Generalized additive model
From Wikipedia, the free encyclopedia
The generalized additive model (GAM) is a statistical model developed by Hastie and Tibshirani (1990) blending properties of multiple regression (a special case of general linear model) with additive models.
The multiple regression model (a GAM predecessor) is written
- Y = β0 + β1x1 + β2x2 + ... + βmxm,
where Y is a response variable (more precisely, the expectation of that response variable), xi is the ith of m predictor variables, and the bi are parameters.
In contrast, the GAM replaces the parameter terms bixi of multiple regression with functions f(xi):
- E(Y) = β0 + f(x1) + f(x2) + ... + f(xm).

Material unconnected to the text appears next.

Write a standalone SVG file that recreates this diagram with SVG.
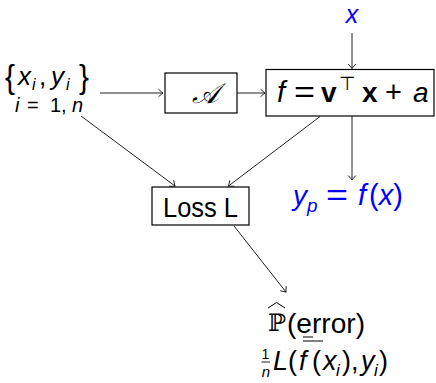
<svg xmlns="http://www.w3.org/2000/svg" width="436" height="383" viewBox="0 0 436 383">
<defs>
<style>
.t{font-family:"Liberation Sans","DejaVu Sans",sans-serif;fill:#000}
.m{font-style:italic}
.b{font-weight:bold}
.blue{fill:#0000ff}
.box{fill:#fff;stroke:#000;stroke-width:1.2}
.c{stroke:#222;stroke-width:1;fill:none}
</style>
<marker id="arr" markerWidth="10" markerHeight="10" refX="0" refY="0" viewBox="-6 -5 7 10" orient="auto" markerUnits="userSpaceOnUse">
<path d="M-4.5,-3.8 Q-1.2,-0.8 0,0 Q-1.2,0.8 -4.5,3.8" fill="none" stroke="#222" stroke-width="1"/>
</marker>
</defs>
<rect width="436" height="383" fill="#fff"/>
<g id="connectors">
<line class="c" x1="100" y1="93" x2="163" y2="93" marker-end="url(#arr)"/>
<line class="c" x1="237" y1="93" x2="265" y2="93" marker-end="url(#arr)"/>
<line class="c" x1="352" y1="33" x2="352" y2="68.5" marker-end="url(#arr)"/>
<line class="c" x1="352" y1="116" x2="352" y2="180" marker-end="url(#arr)"/>
<line class="c" x1="81" y1="116" x2="175" y2="186" marker-end="url(#arr)"/>
<line class="c" x1="320" y1="116.5" x2="228.5" y2="186" marker-end="url(#arr)"/>
<line class="c" x1="234" y1="226" x2="286" y2="292" marker-end="url(#arr)"/>
</g>
<g id="data">
<text class="t" x="5" y="88" font-size="34" textLength="10" lengthAdjust="spacingAndGlyphs">{</text>
<text class="t m" x="18" y="85" font-size="26">x</text>
<text class="t m" x="32" y="90" font-size="16">i</text>
<text class="t" x="39" y="85" font-size="26">,</text>
<text class="t m" x="51" y="85" font-size="26">y</text>
<text class="t m" x="66" y="90" font-size="16">i</text>
<text class="t" x="79" y="88" font-size="34" textLength="10" lengthAdjust="spacingAndGlyphs">}</text>
<text class="t" x="15" y="112" font-size="20"><tspan class="m">i</tspan><tspan x="27">=</tspan><tspan x="50">1,</tspan><tspan x="72" class="m">n</tspan></text>
</g>
<g id="algo">
<rect class="box" x="165" y="73" width="72" height="40"/>
<text class="t m" x="205" y="103" font-size="28" text-anchor="middle" font-family="'DejaVu Serif',serif">𝒜</text>
</g>
<g id="model">
<rect class="box" x="266" y="69.5" width="168" height="46.5"/>
<text class="t m" x="277" y="102" font-size="29">f</text>
<text class="t" x="294" y="102" font-size="29" textLength="21" lengthAdjust="spacingAndGlyphs">=</text>
<text class="t b" x="321" y="102" font-size="28">v</text>
<text class="t" x="339" y="90" font-size="19">⊤</text>
<text class="t b" x="362" y="102" font-size="28">x</text>
<text class="t" x="385" y="102" font-size="29">+</text>
<text class="t m" x="413" y="102" font-size="28">a</text>
</g>
<g id="input">
<text class="t m blue" x="352" y="23" font-size="25" text-anchor="middle">x</text>
</g>
<g id="prediction">
<text class="t m blue" x="293" y="205" font-size="28">y</text>
<text class="t m blue" x="307" y="212" font-size="19">p</text>
<text class="t blue" x="326" y="205" font-size="29" textLength="22" lengthAdjust="spacingAndGlyphs">=</text>
<text class="t m blue" x="358" y="205" font-size="29">f</text>
<text class="t blue" x="369" y="205" font-size="29">(<tspan class="m">x</tspan>)</text>
</g>
<g id="loss">
<rect class="box" x="152" y="187" width="97" height="38"/>
<text class="t" x="163" y="216.5" font-size="27" textLength="75" lengthAdjust="spacingAndGlyphs">Loss L</text>
</g>
<g id="error">
<polyline points="268,308 276.5,302.5 285,308" fill="none" stroke="#000" stroke-width="1"/>
<text x="268" y="331" font-size="24" font-family="'DejaVu Serif',serif">ℙ</text>
<text class="t" x="287" y="333" font-size="27" textLength="78" lengthAdjust="spacingAndGlyphs">(error)</text>
<line x1="303" y1="337" x2="313" y2="337" stroke="#000" stroke-width="1"/>
<line x1="303" y1="341" x2="323" y2="341" stroke="#000" stroke-width="1"/>
<text class="t" x="265.5" y="359" font-size="14" text-anchor="middle">1</text>
<line x1="261.5" y1="362" x2="270" y2="362" stroke="#000" stroke-width="0.9"/>
<text class="t m" x="266" y="377" font-size="15" text-anchor="middle">n</text>
<text class="t" x="273" y="370" font-size="27"><tspan class="m">L</tspan><tspan x="288">(</tspan><tspan x="299" class="m">f</tspan><tspan x="312">(</tspan><tspan x="323" class="m">x</tspan><tspan x="336" y="376" font-size="17" class="m">i</tspan><tspan x="342" y="370">),</tspan><tspan x="361" class="m">y</tspan><tspan x="374" y="376" font-size="17" class="m">i</tspan><tspan x="379" y="370">)</tspan></text>
</g>
</svg>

The functions f(xi) are arbitrary and often nonparametric, thus providing the potential for better fits to data than other methods. A typical GAM might use a scatterplot smoothing function such as a locally weighted mean for the f(xi). Thus, the priority of GAMs is predictive ability, perhaps at the expense of interpretability of results.
Overfitting can be a problem with GAMs. The number of smoothing parameters can be specified, and this number should be reasonably small, certainly well under the degrees of freedom offered by the data. Cross-validation can be used to detect and/or reduce overfitting problems with GAMs (or other statistical methods). Other models such as GLMs may be preferable to GAMs unless GAMs improve predictive ability substantially for the application in question.